Life for many of us is a stressful experience of constantly being on the way to somewhere else and having to rush to be there on time.
It's only when it's too late that most of us can look back on a lifetime of missed opportunities, cul de sacs and wrong turns. All that's left is the fear of what lies beyond.
We work and we die. The cycle is endless and it will stay that way because it's what makes the world go round, like worker bees in a hive.
Except at least bees have stings.
Money talks - cash sings
IS anyone worth paying £500 a ticket to see in concert?
Barbra Streisand is set to perform live for the first time in years and will play her first European dates, including the UK. Ticket prices are astronomical even before the touts and ebay chancers get in on the act.
In terms of status, she's right up there with Sinatra, Garland and Elvis and I'm sure there are plenty of people (most of them gay) who will be more than happy to raid their handbags and part with that sort of cash to see their idol (or is that icon?) giving it some nasal New York State Of Mind welly.

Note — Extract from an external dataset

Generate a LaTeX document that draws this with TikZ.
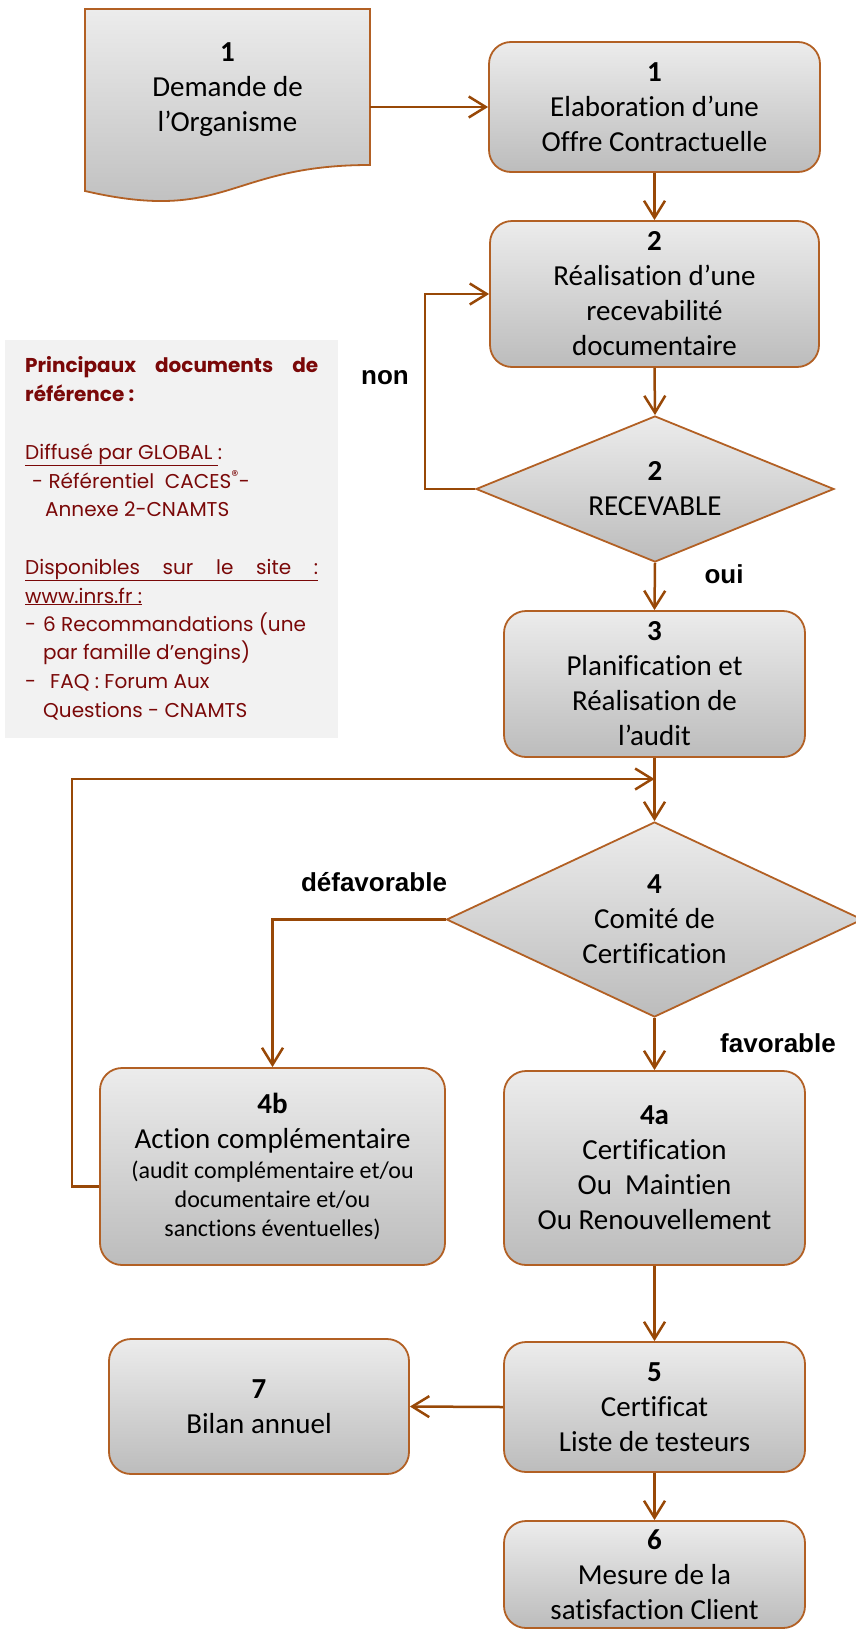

But £500? I wouldn't pay that to see a resurrected John Lennon, Frank Zappa, Lowell George, Otis Redding, Janis Joplin, Jimi Hendrix, Miles Davis, John Bonham supergroup.

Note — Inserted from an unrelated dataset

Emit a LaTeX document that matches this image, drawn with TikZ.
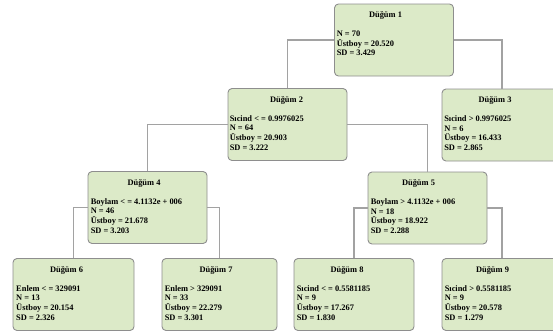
\documentclass[tikz,border=0pt]{standalone}
\usepackage{fontspec}
\setmainfont{Liberation Serif}
\usepackage{tikz}
\usetikzlibrary{positioning}
\definecolor{kutuyesil}{HTML}{DCEAC8}
\definecolor{kutucizgi}{HTML}{8E8E8E}
\definecolor{hatgri}{HTML}{A2A2A2}
\tikzset{kutu/.style={draw=kutucizgi,fill=kutuyesil,rounded corners=4pt,line width=0.9pt,minimum width=119pt,minimum height=72pt,inner sep=0pt},
baslik/.style={anchor=base,inner sep=0pt,font=\bfseries\fontsize{8.4}{9.7}\selectfont},
icerik/.style={anchor=north west,inner sep=0pt,align=left,font=\bfseries\fontsize{8.4}{9.7}\selectfont},
hat/.style={draw=hatgri,line width=1.4pt}}

\begin{document}
\begin{tikzpicture}[x=1pt,y=-1pt]
\useasboundingbox (0,0) rectangle (553,333);
% kutular
\node[kutu] (d1) at (394,40) {};
\node[kutu] (d2) at (287.5,124.5) {};
\node[kutu,minimum width=120pt] (d3) at (502,125) {};
\node[kutu] (d4) at (147.5,207.5) {};
\node[kutu] (d5) at (427.5,208) {};
\node[kutu,minimum width=121pt] (d6) at (73.5,294.5) {};
\node[kutu,minimum width=115pt] (d7) at (219.5,294.5) {};
\node[kutu,minimum width=120pt] (d8) at (354,294.5) {};
\node[kutu,minimum width=120pt] (d9) at (502,294.5) {};

% baglantilar
\draw[hat] (d1.west) -| (d2.north);
\draw[hat] (d1.east) -| (d3.north);
\draw[hat] (d2.west) -| (d4.north);
\draw[hat] (d2.east) -| (d5.north);
\draw[hat] (d4.west) -| (d6.north);
\draw[hat] (d4.east) -| (d7.north);
\draw[hat] (d5.west) -| (d8.north);
\draw[hat] (d5.east) -| (d9.north);

% basliklar
\node[baslik] (d1b) at ([xshift=-8.5pt,yshift=-14pt]d1.north) {Düğüm 1};
\node[baslik] (d2b) at ([xshift=-1pt,yshift=-14pt]d2.north) {Düğüm 2};
\node[baslik] (d3b) at ([xshift=-7pt,yshift=-14pt]d3.north) {Düğüm 3};
\node[baslik] (d4b) at ([xshift=-3.5pt,yshift=-14pt]d4.north) {Düğüm 4};
\node[baslik] (d5b) at ([xshift=-9pt,yshift=-14pt]d5.north) {Düğüm 5};
\node[baslik] (d6b) at ([xshift=-7pt,yshift=-14pt]d6.north) {Düğüm 6};
\node[baslik] (d7b) at ([xshift=-3.5pt,yshift=-14pt]d7.north) {Düğüm 7};
\node[baslik] (d8b) at ([xshift=-7pt,yshift=-14pt]d8.north) {Düğüm 8};
\node[baslik] (d9b) at ([xshift=-9.5pt,yshift=-14pt]d9.north) {Düğüm 9};

% icerikler
\node[icerik] (d1i) at ([xshift=2.5pt,yshift=-27pt]d1.north west) {N = 70\\Üstboy = 20.520\\SD = 3.429};
\node[icerik] (d2i) at ([xshift=2pt,yshift=-27pt]d2.north west) {Sıcind < = 0.9976025\\N = 64\\Üstboy = 20.903\\SD = 3.222};
\node[icerik] (d3i) at ([xshift=2.5pt,yshift=-27pt]d3.north west) {Sıcind > 0.9976025\\N = 6\\Üstboy = 16.433\\SD = 2.865};
\node[icerik] (d4i) at ([xshift=3pt,yshift=-27pt]d4.north west) {Boylam < = 4.1132e + 006\\N = 46\\Üstboy = 21.678\\SD = 3.203};
\node[icerik] (d5i) at ([xshift=3pt,yshift=-27pt]d5.north west) {Boylam > 4.1132e + 006\\N = 18\\Üstboy = 18.922\\SD = 2.288};
\node[icerik] (d6i) at ([xshift=3.5pt,yshift=-27pt]d6.north west) {Enlem < = 329091\\N = 13\\Üstboy = 20.154\\SD = 2.326};
\node[icerik] (d7i) at ([xshift=3pt,yshift=-27pt]d7.north west) {Enlem > 329091\\N = 33\\Üstboy = 22.279\\SD = 3.301};
\node[icerik] (d8i) at ([xshift=3pt,yshift=-27pt]d8.north west) {Sıcind < = 0.5581185\\N = 9\\Üstboy = 17.267\\SD = 1.830};
\node[icerik] (d9i) at ([xshift=3pt,yshift=-27pt]d9.north west) {Sıcind > 0.5581185\\N = 9\\Üstboy = 20.578\\SD = 1.279};
\end{tikzpicture}
\end{document}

Well come to think of it...
THE U2 lyric, "Been living like a mole", from their song Elevation was named as the worst line ever in a radio poll.
Obviously, they had never listened to Toto's 1982 hit, Africa, which has the tongue-twistingly excrutiating line: "I know that I must do what's right sure as Kilimanjaro rises like Olympus above the Serengeti."
Now you would have to go a long way (further even than Africa) to find a lyric as bad as that.
LIVERPOOL goalkeeping hero Pepe Reina's house was burgled as he was helping his team win a place in the European Cup final.
Chelsea's Frank Lampard is not under suspicion although he is unable to account for his whereabouts between 7.30pm and 10pm on the night in question.
I'd also be interested to see how many footballers' houses were done over during the last World Cup because nobody knew where he was then either.
A video of David Hasselhoff drunk and a recording of an angry Alec Baldwin's voicemail message to his 12-year-old daughter. Why? What the hell does it have to do with anyone?